>> Start

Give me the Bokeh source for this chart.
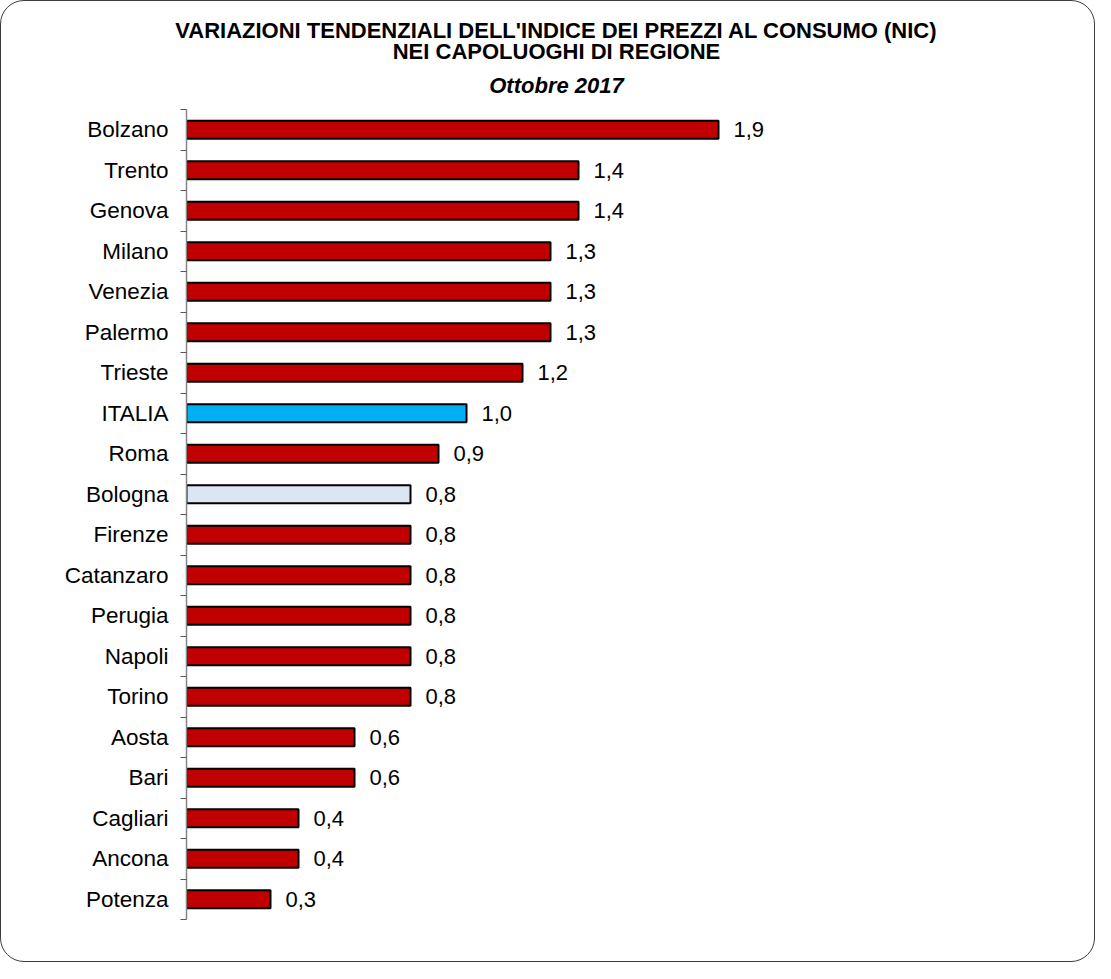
from bokeh.plotting import figure
from bokeh.models import FixedTicker, Range1d, ColumnDataSource, Title, LinearAxis
from bokeh.core.properties import value
from bokeh.embed import file_html
from bokeh.resources import INLINE

cities = ["Bolzano", "Trento", "Genova", "Milano", "Venezia", "Palermo", "Trieste",
          "ITALIA", "Roma", "Bologna", "Firenze", "Catanzaro", "Perugia", "Napoli",
          "Torino", "Aosta", "Bari", "Cagliari", "Ancona", "Potenza"]
values = [1.9, 1.4, 1.4, 1.3, 1.3, 1.3, 1.2, 1.0, 0.9, 0.8, 0.8, 0.8, 0.8, 0.8,
          0.8, 0.6, 0.6, 0.4, 0.4, 0.3]
title_lines = ["VARIAZIONI TENDENZIALI DELL'INDICE DEI PREZZI AL CONSUMO (NIC)",
               "NEI CAPOLUOGHI DI REGIONE",
               "Ottobre 2017"]

RED = "#C00000"
highlight = {"ITALIA": "#00B0F0", "Bologna": "#DCE6F2"}
FONT = "Liberation Sans"

n = len(cities)
ys = [n - 1 - i for i in range(n)]
labels = [f"{v:.1f}".replace(".", ",") for v in values]
colors = [highlight.get(c, RED) for c in cities]

src = ColumnDataSource(dict(y=ys, v=values, lab=labels, color=colors, city=cities))

W, H = 1095, 962
LEFT, RIGHT, TOP, BOTTOM = 185, 170, 108, 44
PX_PER_UNIT = 280.0
frame_w = W - LEFT - RIGHT

p = figure(width=W, height=H,
           x_range=Range1d(0, frame_w / PX_PER_UNIT),
           y_range=Range1d(-0.5, n - 0.5),
           output_backend="svg", toolbar_location=None,
           x_axis_location=None, y_axis_location=None,
           min_border_left=LEFT, min_border_right=RIGHT,
           min_border_top=TOP, min_border_bottom=BOTTOM)
p.xgrid.visible = False
p.ygrid.visible = False
p.outline_line_color = None
p.border_fill_color = None
p.background_fill_color = None
p.styles = {"border": "1.5px solid #3c3c3c", "border-radius": "24px"}

ax = LinearAxis(ticker=FixedTicker(ticks=ys, minor_ticks=[k - 0.5 for k in range(n + 1)]))
ax.major_label_overrides = {y: c for y, c in zip(ys, cities)}
ax.major_tick_line_color = None
ax.major_tick_in = 0
ax.major_tick_out = 0
ax.minor_tick_in = 0
ax.minor_tick_out = 6
ax.minor_tick_line_color = "#555555"
ax.minor_tick_line_width = 1
ax.axis_line_color = "#868686"
ax.axis_line_width = 1.5
ax.major_label_standoff = 12
ax.major_label_text_font = FONT
ax.major_label_text_font_size = "22.5px"
ax.major_label_text_color = "black"
p.add_layout(ax, "left")

p.hbar(y="y", right="v", left=0, height=0.44, fill_color="color",
       line_color="black", line_width=2, source=src)

p.text(x="v", y="y", text="lab", x_offset=15, text_baseline="middle",
       text_align="left", text_font=value(FONT), text_font_size="22px",
       text_color="black", source=src)

# title: add bottom line first so it sits nearest the frame
standoffs = [-2, -10, 24]
for i in reversed(range(len(title_lines))):
    p.add_layout(Title(text=title_lines[i], align="center",
                       text_font=FONT, text_font_size="22px",
                       text_font_style="bold italic" if i == 2 else "bold",
                       text_color="black", standoff=standoffs[i]), "above")

open("out.html", "w").write(file_html(p, INLINE))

>> End

* [Written problem]:
Copy all the lines of data exactly as they appear, dropping any images.

* [Written solution]:
Give me the Bokeh source for this chart.
from bokeh.plotting import figure
from bokeh.models import FixedTicker, Range1d, ColumnDataSource, Title, LinearAxis
from bokeh.core.properties import value
from bokeh.embed import file_html
from bokeh.resources import INLINE

cities = ["Bolzano", "Trento", "Genova", "Milano", "Venezia", "Palermo", "Trieste",
          "ITALIA", "Roma", "Bologna", "Firenze", "Catanzaro", "Perugia", "Napoli",
          "Torino", "Aosta", "Bari", "Cagliari", "Ancona", "Potenza"]
values = [1.9, 1.4, 1.4, 1.3, 1.3, 1.3, 1.2, 1.0, 0.9, 0.8, 0.8, 0.8, 0.8, 0.8,
          0.8, 0.6, 0.6, 0.4, 0.4, 0.3]
title_lines = ["VARIAZIONI TENDENZIALI DELL'INDICE DEI PREZZI AL CONSUMO (NIC)",
               "NEI CAPOLUOGHI DI REGIONE",
               "Ottobre 2017"]

RED = "#C00000"
highlight = {"ITALIA": "#00B0F0", "Bologna": "#DCE6F2"}
FONT = "Liberation Sans"

n = len(cities)
ys = [n - 1 - i for i in range(n)]
labels = [f"{v:.1f}".replace(".", ",") for v in values]
colors = [highlight.get(c, RED) for c in cities]

src = ColumnDataSource(dict(y=ys, v=values, lab=labels, color=colors, city=cities))

W, H = 1095, 962
LEFT, RIGHT, TOP, BOTTOM = 185, 170, 108, 44
PX_PER_UNIT = 280.0
frame_w = W - LEFT - RIGHT

p = figure(width=W, height=H,
           x_range=Range1d(0, frame_w / PX_PER_UNIT),
           y_range=Range1d(-0.5, n - 0.5),
           output_backend="svg", toolbar_location=None,
           x_axis_location=None, y_axis_location=None,
           min_border_left=LEFT, min_border_right=RIGHT,
           min_border_top=TOP, min_border_bottom=BOTTOM)
p.xgrid.visible = False
p.ygrid.visible = False
p.outline_line_color = None
p.border_fill_color = None
p.background_fill_color = None
p.styles = {"border": "1.5px solid #3c3c3c", "border-radius": "24px"}

ax = LinearAxis(ticker=FixedTicker(ticks=ys, minor_ticks=[k - 0.5 for k in range(n + 1)]))
ax.major_label_overrides = {y: c for y, c in zip(ys, cities)}
ax.major_tick_line_color = None
ax.major_tick_in = 0
ax.major_tick_out = 0
ax.minor_tick_in = 0
ax.minor_tick_out = 6
ax.minor_tick_line_color = "#555555"
ax.minor_tick_line_width = 1
ax.axis_line_color = "#868686"
ax.axis_line_width = 1.5
ax.major_label_standoff = 12
ax.major_label_text_font = FONT
ax.major_label_text_font_size = "22.5px"
ax.major_label_text_color = "black"
p.add_layout(ax, "left")

p.hbar(y="y", right="v", left=0, height=0.44, fill_color="color",
       line_color="black", line_width=2, source=src)

p.text(x="v", y="y", text="lab", x_offset=15, text_baseline="middle",
       text_align="left", text_font=value(FONT), text_font_size="22px",
       text_color="black", source=src)

# title: add bottom line first so it sits nearest the frame
standoffs = [-2, -10, 24]
for i in reversed(range(len(title_lines))):
    p.add_layout(Title(text=title_lines[i], align="center",
                       text_font=FONT, text_font_size="22px",
                       text_font_style="bold italic" if i == 2 else "bold",
                       text_color="black", standoff=standoffs[i]), "above")

open("out.html", "w").write(file_html(p, INLINE))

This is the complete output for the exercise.